Dans ces conditions nous avons observé un rendement de 95.5 % et une sélectivité de 98.8 % pour l'acide benzoique. Le ratio molaire alcool benzylique/or pour 120 minutes end'utilisation en continu, est 2222 pour le meilleur microréacteur (MPTES/PVP-Au) (%cat. = 0.045 % mol.) ce qui correspond à un TOF évalué de 0.28 s-1. Ce résultat témoigne du niveau très élevé de rendement catalytique pour le microsystème présenté.
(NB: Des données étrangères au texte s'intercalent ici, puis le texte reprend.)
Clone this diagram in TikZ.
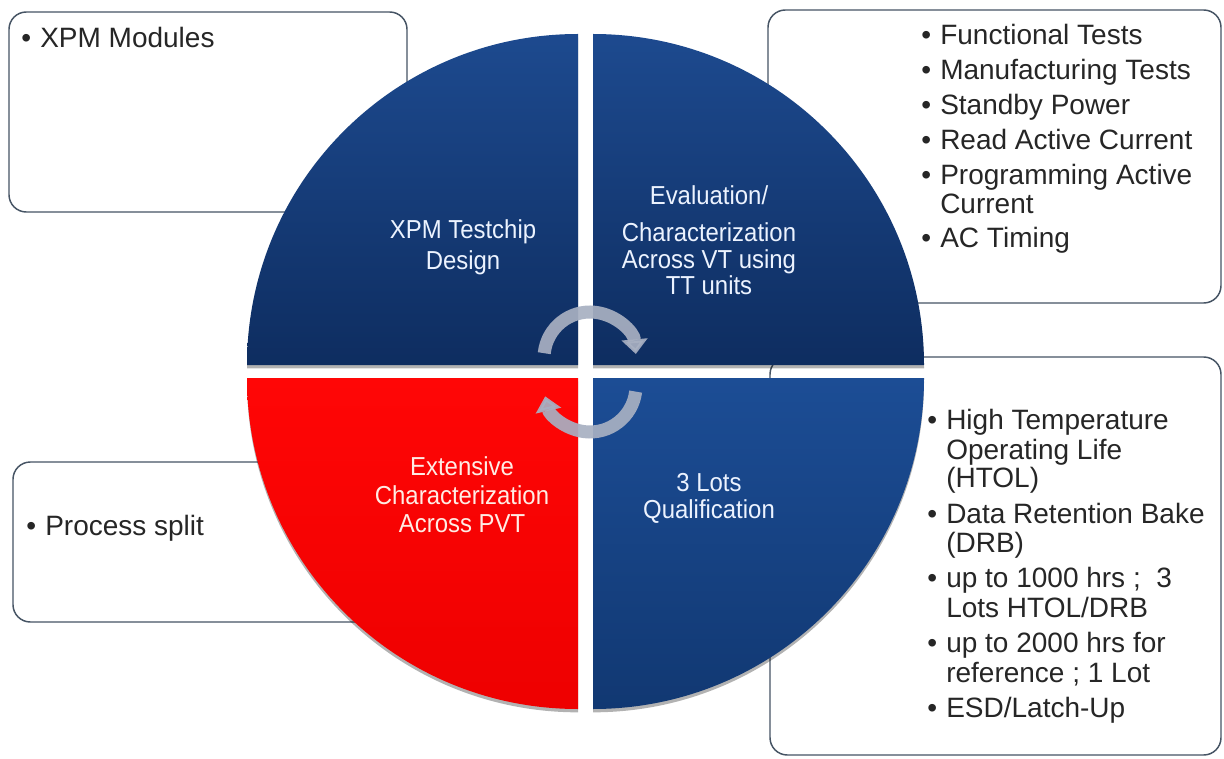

En comparaison avec le travail de Cao, un calcul rapide du nombre optimisé de microréacteurs catalytiques à associer en parallèle, supposant un transfert thermique constant le long du système final, pour convertir 10 mmol de substrat, démontre que 833 capillaires parallèles seraient suffisant pour rivaliser avec des système de verrerie classique à l'échelle du laboratoire.

Le débit molaire de substrat converti résultant pour un tel dispositif tournerait aux alentour de 0.076 mol.min-1 à 2 mL.min-1 avec seulement 0.0045 mmol de catalyseur d'or immobilisé dans le réacteur catalytique. L'utilisation la technique "Stack and Draw" couremment utilisée pour la fabrication de fibres optiques pourrait constituer une excellente approche pour préparer un tel réacteur et ainsi pénétrer pas à pas dans une stratégie de scaling-up à des fins industrielles.